__Prompt__:
Retype, please, the listing from its opening line through the line that contains "const departure = [-38, 100, 43, 71.5, 86, -46.5];", both included, without the pictures.

───

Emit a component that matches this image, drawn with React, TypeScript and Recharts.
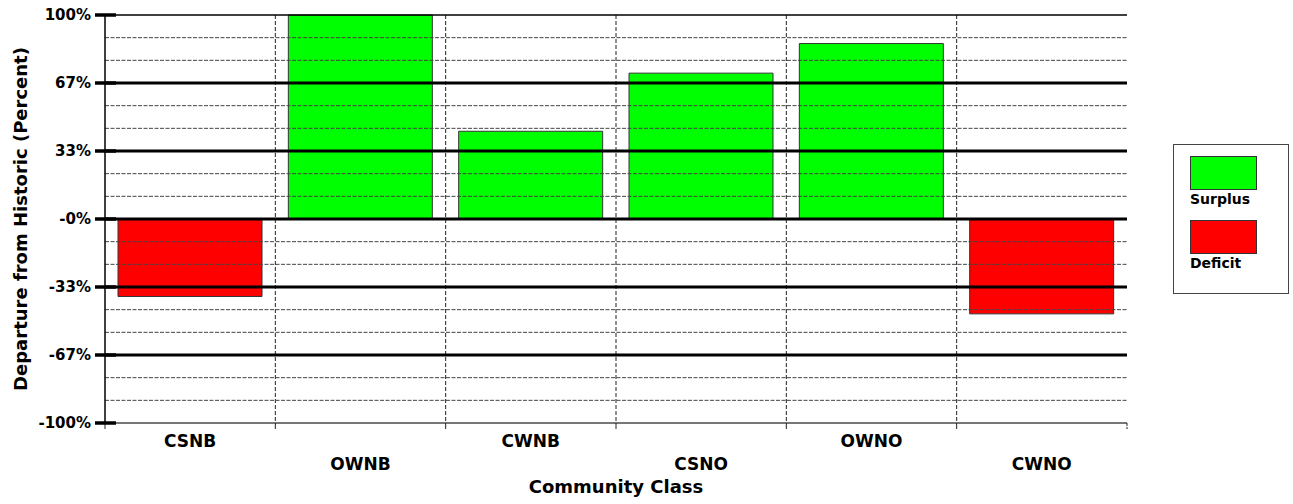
import React from 'react';
import {
    BarChart,
    Bar,
    Cell,
    XAxis,
    YAxis,
    CartesianGrid,
    ReferenceLine,
    Legend,
} from 'recharts';

const categories = ['CSNB', 'OWNB', 'CWNB', 'CSNO', 'OWNO', 'CWNO'];
const departure = [-38, 100, 43, 71.5, 86, -46.5];

const yTicks = [-100, -66.667, -33.333, 0, 33.333, 66.667, 100];
const yTickLabels = ['-100%', '-67%', '-33%', '-0%', '33%', '67%', '100%'];
const majorLines = [66.667, 33.333, 0, -33.333, -66.667];
const minorLines = [88.889, 77.778, 55.556, 44.444, 22.222, 11.111, -11.111, -22.222, -44.444, -55.556, -77.778, -88.889];

const legendItems = [
    { label: 'Surplus', color: '#00ff00' },
    { label: 'Deficit', color: '#ff0000' },
];

const data = categories.map((name, i) => ({ name, value: departure[i] }));

const W = 1293;
const H = 504;
const M = { top: 15, right: 166, bottom: 0, left: 0 };
const Y_W = 105;
const X_H = 81;
const PLOT_W = W - Y_W - M.right;
const BAND = PLOT_W / categories.length;
const FONT = '"DejaVu Sans", sans-serif';

const YTick = (props: any) => {
    const { x, y, index } = props;
    return (
        <g>
            <line x1={x - 10} x2={x + 11} y1={y} y2={y} stroke="#000" strokeWidth={3.5} />
            <text x={x - 14} y={y} dy="0.36em" textAnchor="end" fontFamily={FONT} fontWeight="bold" fontSize={15} fill="#000">
                {yTickLabels[index]}
            </text>
        </g>
    );
};

const XTick = (props: any) => {
    const { x, y, payload, index } = props;
    const rowY = index % 2 === 0 ? 440.5 : 463.5;
    return (
        <g>
            <line x1={x - BAND / 2} x2={x - BAND / 2} y1={y} y2={y + 6} stroke="#222" strokeWidth={1} />
            {index === categories.length - 1 && (
                <line x1={x + BAND / 2} x2={x + BAND / 2} y1={y} y2={y + 6} stroke="#222" strokeWidth={1} strokeDasharray="3 1" />
            )}
            <text x={x} y={rowY} dy="0.36em" textAnchor="middle" fontFamily={FONT} fontWeight="bold" fontSize={17} fill="#000">
                {payload.value}
            </text>
        </g>
    );
};

const LegendBox = () => (
    <div
        style={{
            boxSizing: 'border-box',
            width: 116,
            height: 150,
            border: '1px solid #444',
            background: '#fff',
            padding: '11px 0 0 16px',
            fontFamily: FONT,
            fontWeight: 'bold',
            fontSize: 14,
            color: '#000',
        }}
    >
        {legendItems.map((item) => (
            <div key={item.label} style={{ marginBottom: 12 }}>
                <div style={{ boxSizing: 'border-box', width: 67, height: 34, background: item.color, border: '1px solid #333' }} />
                <div style={{ lineHeight: '17px', marginTop: 1 }}>{item.label}</div>
            </div>
        ))}
    </div>
);

export default function App() {
    return (
        <div style={{ position: 'absolute', left: 0, top: 0, width: W, height: H, background: '#fff' }}>
            <BarChart width={W} height={H} data={data} margin={M}>
                <CartesianGrid
                    horizontal={false}
                    stroke="#222"
                    strokeDasharray="4 2"
                    verticalCoordinatesGenerator={({ offset }: any) =>
                        categories.slice(1).map((_, i) => offset.left + (i + 1) * (offset.width / categories.length))
                    }
                />
                <XAxis
                    dataKey="name"
                    height={X_H}
                    tickLine={false}
                    tickSize={0}
                    tickMargin={0}
                    axisLine={{ stroke: '#777', strokeWidth: 2 }}
                    tick={<XTick />}
                    interval={0}
                    label={{
                        content: () => (
                            <text x={Y_W + PLOT_W / 2} y={487} dy="0.36em" textAnchor="middle" fontFamily={FONT} fontWeight="bold" fontSize={18} fill="#000">
                                Community Class
                            </text>
                        ),
                    }}
                />
                <YAxis
                    width={Y_W}
                    domain={[-100, 100]}
                    ticks={yTicks}
                    tickLine={false}
                    tickSize={0}
                    tickMargin={0}
                    axisLine={{ stroke: '#000', strokeWidth: 1.5 }}
                    tick={<YTick />}
                    interval={0}
                    label={{
                        content: () => (
                            <text x={27} y={219} transform="rotate(-90 27 219)" textAnchor="middle" fontFamily={FONT} fontWeight="bold" fontSize={18} fill="#000">
                                Departure from Historic (Percent)
                            </text>
                        ),
                    }}
                />
                <YAxis
                    yAxisId="right"
                    orientation="right"
                    width={0}
                    domain={[-100, 100]}
                    tick={false}
                    tickLine={false}
                    axisLine={{ stroke: '#777', strokeWidth: 2 }}
                />
                <Bar dataKey="value" barSize={144} stroke="#333" strokeWidth={1} isAnimationActive={false}>
                    {data.map((d) => (
                        <Cell key={d.name} fill={d.value >= 0 ? '#00ff00' : '#ff0000'} />
                    ))}
                </Bar>
                {minorLines.map((v) => (
                    <ReferenceLine key={'mi' + v} y={v} stroke="#444" strokeWidth={1} strokeDasharray="4 1.5" />
                ))}
                {majorLines.map((v) => (
                    <ReferenceLine key={'ma' + v} y={v} stroke="#000" strokeWidth={3} />
                ))}
                <ReferenceLine y={100} stroke="#000" strokeWidth={1.5} />
                <Legend
                    layout="vertical"
                    align="center"
                    verticalAlign="middle"
                    content={<LegendBox />}
                    wrapperStyle={{ left: 1173, top: 144, width: 116, height: 150 }}
                />
            </BarChart>
        </div>
    );
}
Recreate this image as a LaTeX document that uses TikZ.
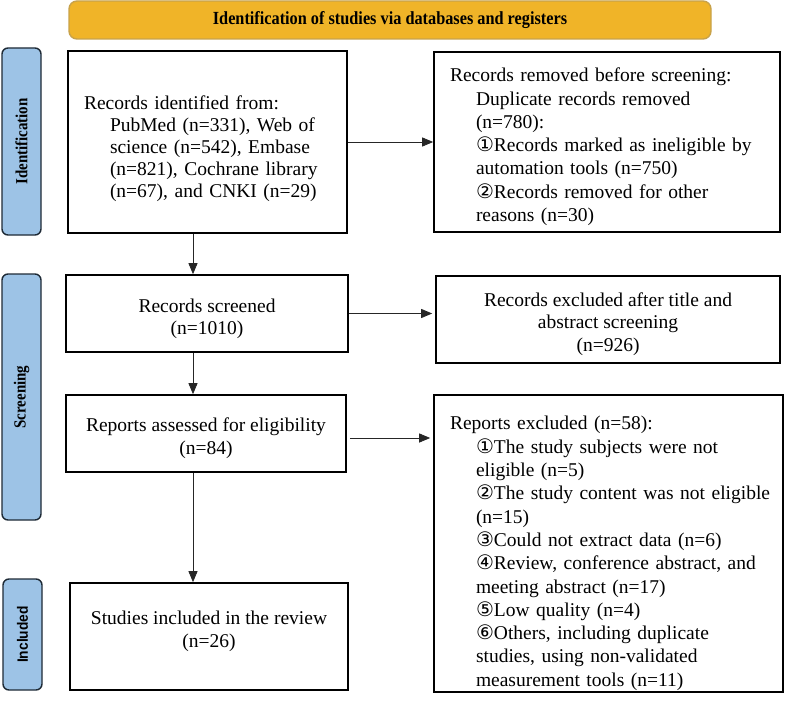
\documentclass[tikz,border=0pt]{standalone}
\usepackage{fontspec}
\setmainfont{Liberation Serif}
\newfontfamily\condserif[FakeStretch=0.88]{Liberation Serif}
\newfontfamily\circfont{DejaVu Sans}
\newfontfamily\labsans[FakeStretch=0.92]{Liberation Sans}
\usetikzlibrary{arrows.meta,calc}
\definecolor{bannerfill}{HTML}{F0B428}
\definecolor{bannerline}{HTML}{C8A24A}
\definecolor{sidefill}{HTML}{9DC3E6}
\definecolor{sideline}{HTML}{1E2A36}
\newcommand{\cn}[1]{{\circfont\fontsize{20}{20}\selectfont #1}}
\newcommand{\ind}{\hspace*{26pt}}
\newcommand{\topsp}[1]{\rule{0pt}{#1}}
\begin{document}
\begin{tikzpicture}[x=1pt,y=-1pt,
  box/.style={draw=black, line width=1.6pt, inner sep=0pt},
  leftbox/.style={box, align=left, inner xsep=16pt, font=\fontsize{19.5}{22}\selectfont},
  rightbox/.style={box, align=left, inner xsep=16pt, font=\fontsize{19.5}{23.3}\selectfont},
  centbox/.style={box, align=center, font=\fontsize{19.5}{22.5}\selectfont},
  sidelab/.style={draw=sideline, fill=sidefill, line width=1.4pt, rounded corners=6pt, inner sep=0pt, rotate=90, minimum height=39pt},
  conn/.style={line width=0.9pt, draw=black!85, -{Triangle[length=11pt,width=9pt]}},
]
\useasboundingbox (0,0) rectangle (790,701);

% banner
\node[draw=bannerline, fill=bannerfill, line width=1.4pt, rounded corners=8pt, minimum width=642pt, minimum height=38pt, inner sep=0pt,
  font=\condserif\bfseries\fontsize{18.5}{20}\selectfont] (banner) at (390,20) {Identification of studies via databases and registers};

% side labels
\node[sidelab, minimum width=187pt, font=\condserif\bfseries\fontsize{17}{19}\selectfont] (sid) at (21.5,141.5) {Identification};
\node[sidelab, minimum width=246pt, font=\condserif\bfseries\fontsize{17}{19}\selectfont] (sscr) at (21.5,397) {Screening};
\node[sidelab, minimum width=111pt, font=\labsans\bfseries\fontsize{15}{17}\selectfont] (sinc) at (22.5,634.5) {Included};

% boxes
\node[leftbox, text width=247pt, minimum height=182pt] (id) at (207.5,142)
  {\topsp{26.4pt}\mbox{Records identified from:}\\
   \ind\mbox{PubMed (n=331), Web of}\\
   \ind\mbox{science (n=542), Embase}\\
   \ind\mbox{(n=821), Cochrane library}\\
   \ind\mbox{(n=67), and CNKI (n=29)}};

\node[rightbox, text width=314pt, minimum height=180pt] (rem) at (607,142)
  {\topsp{23.4pt}\mbox{Records removed before screening:}\\
   \ind\mbox{Duplicate records removed}\\
   \ind\mbox{(n=780):}\\
   \ind\mbox{\cn{①}Records marked as ineligible by}\\
   \ind\mbox{automation tools (n=750)}\\
   \ind\mbox{\cn{②}Records removed for other}\\
   \ind\mbox{reasons (n=30)}};

\node[centbox, minimum width=282pt, minimum height=77pt] (scr) at (207,313.5)
  {\topsp{24.4pt}Records screened\\(n=1010)};

\node[centbox, minimum width=344pt, minimum height=87pt] (exc1) at (608,319.5)
  {\topsp{22.4pt}Records excluded after title and\\abstract screening\\(n=926)};

\node[centbox, minimum width=280pt, minimum height=77pt] (ass) at (206,433.5)
  {\topsp{23.4pt}Reports assessed for eligibility\\(n=84)};

\node[rightbox, text width=317pt, minimum height=297pt] (exc2) at (608.5,543.5)
  {\topsp{33.4pt}\mbox{Reports excluded (n=58):}\\
   \ind\mbox{\cn{①}The study subjects were not}\\
   \ind\mbox{eligible (n=5)}\\
   \ind\mbox{\cn{②}The study content was not eligible}\\
   \ind\mbox{(n=15)}\\
   \ind\mbox{\cn{③}Could not extract data (n=6)}\\
   \ind\mbox{\cn{④}Review, conference abstract, and}\\
   \ind\mbox{meeting abstract (n=17)}\\
   \ind\mbox{\cn{⑤}Low quality (n=4)}\\
   \ind\mbox{\cn{⑥}Others, including duplicate}\\
   \ind\mbox{studies, using non-validated}\\
   \ind\mbox{measurement tools (n=11)}};

\node[box, minimum width=278pt, minimum height=107pt] (inc) at (209,636.5) {};
\node[align=center, inner sep=0pt, font=\fontsize{19.5}{22.5}\selectfont] (inctext) at (209,631.5)
  {Studies included in the review\\(n=26)};

% connectors
\coordinate (colx) at (193,0);
\draw[conn] (id.east) -- (id.east -| rem.west);
\draw[conn] (id.south -| colx) -- (scr.north -| colx);
\draw[conn, shorten >=3pt] (scr.east) -- (scr.east -| exc1.west);
\draw[conn] (scr.south -| colx) -- (ass.north -| colx);
\draw[conn, shorten >=3pt] ($(ass.east)+(3,4.5)$) -- ($(ass.east -| exc2.west)+(0,4.5)$);
\draw[conn] (ass.south -| colx) -- (inc.north -| colx);
\end{tikzpicture}
\end{document}
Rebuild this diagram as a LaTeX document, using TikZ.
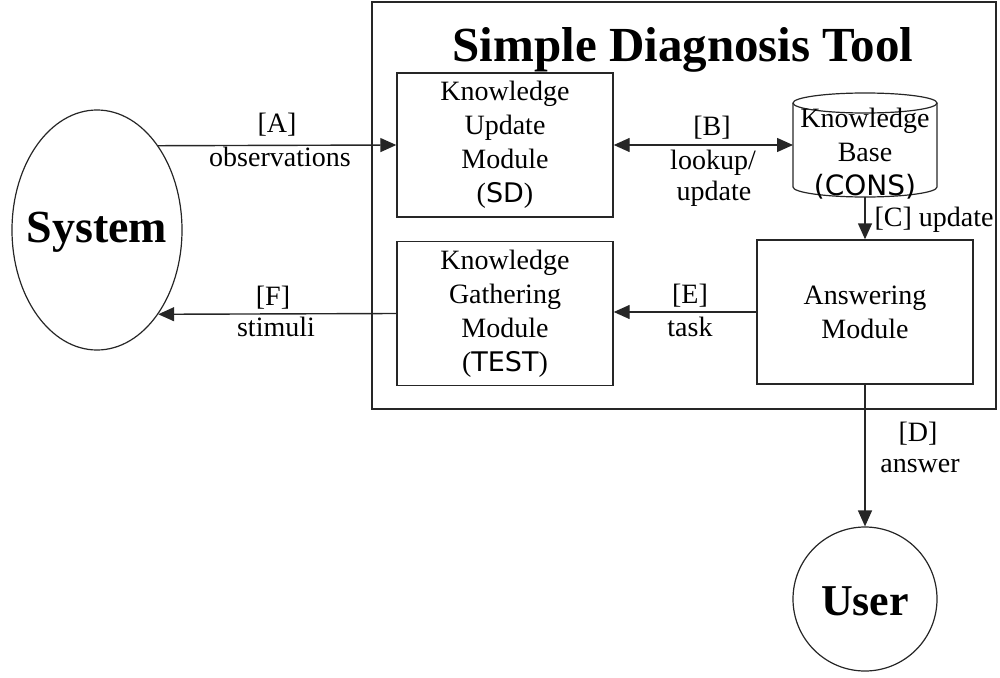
\documentclass[tikz,border=0pt]{standalone}
\usepackage{fontspec}
\setmainfont{Liberation Serif}
\newfontfamily\sansf{DejaVu Sans}
\usetikzlibrary{arrows.meta,shapes.geometric}

\tikzset{
  base/.style={line width=1.4pt, draw=black!85},
  arr/.style={base, -{Triangle[length=16pt,width=14pt]}},
  darr/.style={base, {Triangle[length=16pt,width=14pt]}-{Triangle[length=16pt,width=14pt]}},
  txt/.style={font=\fontsize{28}{33}\selectfont, align=center, inner sep=0pt},
  modbox/.style={base, rectangle, minimum width=216pt, minimum height=144pt, inner sep=0pt,
                 font=\fontsize{28}{34}\selectfont, align=center},
  actor/.style={base, line width=1.2pt, inner sep=0pt},
  actorname/.style={inner sep=0pt, font=\bfseries\fontsize{46}{50}\selectfont}
}

\begin{document}
\begin{tikzpicture}[x=1pt, y=-1pt]
  \useasboundingbox (0,0) rectangle (1000,677);

  % outer frame of the tool
  \node[base, rectangle, minimum width=624pt, minimum height=407pt, inner sep=0pt] (tool) at (684,205.5) {};
  \node[anchor=base, inner sep=0pt, font=\bfseries\fontsize{49}{54}\selectfont] (title) at (683,61) {Simple Diagnosis Tool};

  % external actors
  \node[actor, ellipse, minimum width=170pt, minimum height=240pt] (sys) at (97,230) {};
  \node[actorname] (systext) at (97,232) {System};
  \node[actor, circle, minimum size=144pt] (user) at (865,599) {};
  \node[actorname, font=\bfseries\fontsize{44}{50}\selectfont] (usertext) at (865,601) {User};

  % modules
  \node[modbox] (kum) at (505,145) {Knowledge\\Update\\Module\\({\sansf\fontsize{27}{34}\selectfont SD})};
  \node[modbox] (kgm) at (505,313.5) {Knowledge\\Gathering\\Module\\({\sansf\fontsize{27}{34}\selectfont TEST})};
  \node[modbox] (ans) at (865,312) {Answering\\Module};

  % knowledge base drawn as a cylinder
  \node[rectangle, minimum width=144pt, minimum height=104pt, inner sep=0pt, outer sep=0pt] (kb) at (865,145) {};
  \draw[base, line width=1.2pt] (kb.north west) ++(0,10) -- ++(0,84)
        arc[start angle=180, end angle=360, x radius=72pt, y radius=10pt]
        -- ++(0,-84);
  \draw[base, line width=1.2pt] (kb.north) ++(0,10) ellipse[x radius=72pt, y radius=10pt];
  \node[txt, font=\fontsize{28}{34}\selectfont] (kbtext) at (865,154) {Knowledge\\Base\\{\sansf (CONS)}};

  % connectors
  \draw[arr] (sys.54.8) -- (kum.west);
  \draw[darr] (kum.east) -- (kb.west);
  \draw[arr] (kb.south) -- (ans.north);
  \draw[arr] (ans.south) -- (user.north);
  \draw[arr] (ans.west) -- (ans.west -| kgm.east);
  \draw[arr] (kgm.west) -- (sys.-54.5);

  % connector labels
  \node[txt] (la1) at (277,125) {[A]};
  \node[txt] (la2) at (280,157) {observations};
  \node[txt] (lb1) at (712,128) {[B]};
  \node[txt] (lb2) at (713,163) {lookup/};
  \node[txt] (lb3) at (714,194) {update};
  \node[txt] (lc) at (934,220) {[C] update};
  \node[txt] (ld1) at (918,434) {[D]};
  \node[txt] (ld2) at (920,466) {answer};
  \node[txt] (le1) at (690,296) {[E]};
  \node[txt] (le2) at (690,327) {task};
  \node[txt] (lf1) at (273,298) {[F]};
  \node[txt] (lf2) at (276,327) {stimuli};
\end{tikzpicture}
\end{document}
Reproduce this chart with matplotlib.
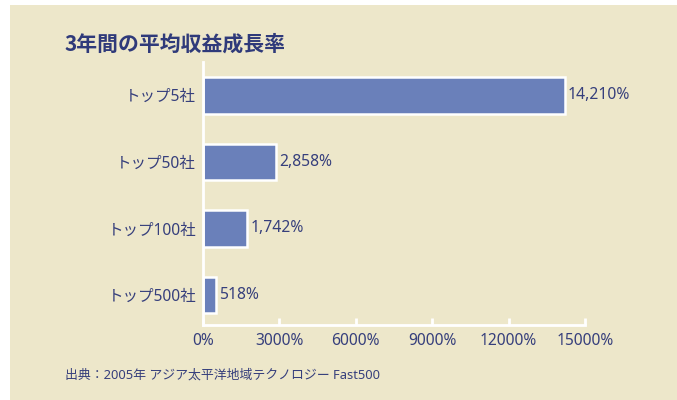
import matplotlib
matplotlib.use("Agg")
import matplotlib.pyplot as plt
from matplotlib.patches import Rectangle

plt.rcParams['font.family'] = ['Noto Sans', 'Noto Sans CJK JP', 'DejaVu Sans']

# data
categories = ["トップ5社", "トップ50社", "トップ100社", "トップ500社"]
growth = [14210, 2858, 1742, 518]
xticks = [0, 3000, 6000, 9000, 12000, 15000]

bg = "#EDE7CA"
bar_color = "#6A80BA"
text_color = "#363F7C"

fig = plt.figure(figsize=(6.77, 4.00), dpi=100, facecolor="white")
# beige panel (white margin on top and left)
fig.patches.append(Rectangle((10 / 677, 0), 1, 1 - 5 / 400, transform=fig.transFigure,
                             facecolor=bg, edgecolor="none", zorder=-10))

ax = fig.add_axes([203 / 677, 75 / 400, 382 / 677, 263 / 400])
ax.set_facecolor("none")
ax.set_zorder(2)

y = list(range(len(categories)))
bars = ax.barh(y, growth, height=0.55, color=bar_color, edgecolor="white", linewidth=1.8)

for b, v in zip(bars, growth):
    ax.text(b.get_width() + 120, b.get_y() + b.get_height() / 2, f"{v:,}%",
            va="center", ha="left", fontsize=11.3, color=text_color)

ax.set_xlim(0, 15000)
ax.set_ylim(3.45, -0.5)
ax.set_yticks(y)
ax.set_yticklabels(categories, fontsize=11.2, color=text_color)
ax.set_xticks(xticks)
ax.set_xticklabels([f"{t}%" for t in xticks], fontsize=11.2, color=text_color)

for s in ["top", "right"]:
    ax.spines[s].set_visible(False)
for s in ["left", "bottom"]:
    ax.spines[s].set_color("white")
    ax.spines[s].set_linewidth(2)

ax.tick_params(axis="y", length=0, pad=5)
ax.tick_params(axis="x", direction="in", length=5, width=2, color="white", pad=6)

fig.text(65 / 677, 1 - 44 / 400, "3年間の平均収益成長率", fontsize=15, fontweight="bold",
         family=["Noto Sans CJK JP", "DejaVu Sans"],
         color="#2F3A7A", va="center", ha="left", zorder=3)
fig.text(65 / 677, 1 - 375 / 400, "出典：2005年 アジア太平洋地域テクノロジー Fast500",
         fontsize=9.3, color=text_color, va="center", ha="left", zorder=3)

plt.savefig("out.png", dpi=100, facecolor=fig.get_facecolor())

───

__Task solution__:
Emit a component that matches this image, drawn with React, TypeScript and Recharts.
import React from 'react';
import {
    BarChart,
    Bar,
    Cell,
    XAxis,
    YAxis,
    CartesianGrid,
    ReferenceLine,
    Legend,
} from 'recharts';

const categories = ['CSNB', 'OWNB', 'CWNB', 'CSNO', 'OWNO', 'CWNO'];
const departure = [-38, 100, 43, 71.5, 86, -46.5];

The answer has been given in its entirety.